I would not know a genuine Scottish scone if it introduced itself to me while wearing a kilt and playing the bagpipes, so whether or not these are authentic, I cannot say. What I can say is that they are mighty tasty and um, they kind of taste like English muffins. No nooks and crannies, but the flavor is very similar. Those of you that know me well understand that being similar to an English muffin is a very comforting thing in my book. And a homemade scone-muffin is even better.
Deepest apologies to anyone who is English or Scottish and is heartily offended that a) I consider these scones Scottish, if they're not or that b) I compared these to English muffins. Despite being an American I know that England and Scotland are not in the least interchangeable whatever the status of these particular baked goods.
2 1/2 C flour
2 t sugar
2 t baking powder
1 t salt
1/2 t baking soda
1/2 t cream of tartar2 T unsalted butter, cut into small bits
1 C buttermilk (As always, I didn't have buttermilk. I usually do 1 T white vinegar to a scant cup of milk, but this time I did 3/4 C plain yogurt to 1/4 C milk. It was a bit thick and I had to sort of eyeball extra milk to make it work).
1 large egg, beaten
In a large mixing bowl, combine the flour, sugar, baking powder, salt, baking soda and cream of tartar. Mix until well combined. Using your stand mixer, or your fingers, mix in the butter until the mixture resembles coarse meal. Stir in the buttermilk and the beaten egg lightly until it forms a soft dough.

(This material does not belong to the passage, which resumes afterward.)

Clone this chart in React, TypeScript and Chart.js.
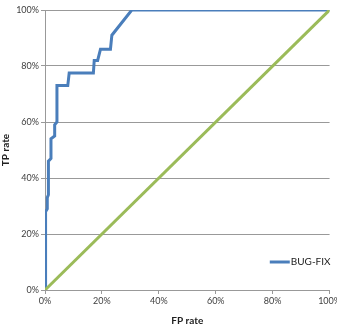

Turn the dough out on a very well floured surface. Get your pan ready, you'll need a cast iron pan or skillet. Use butter or vegetable oil to grease the surface (butter burns more easily, so you might be better off with oil) and turn the heat up to medium. Okay, return to your dough. Divide it into two equal pieces. Then roll each one out into a 1/2" thick circle and cut into wedges (I got between 4-6 wedges per circle, it all depends on how big you want your scones). Make sure each wedge is well floured, and get the first batch into the pan (you'll need to do two batches).
Cook for 3-5 minutes on the first side, flip them, cook 6-8 minutes on the back, then stand the wedges on their sides, like so:
and cook for 1-2 minutes per side. If you think they're not done, you can return them to the first side to cook for a few more minutes, but mine were always done. Repeat with the second batch. Then get your butter and jam and go to town.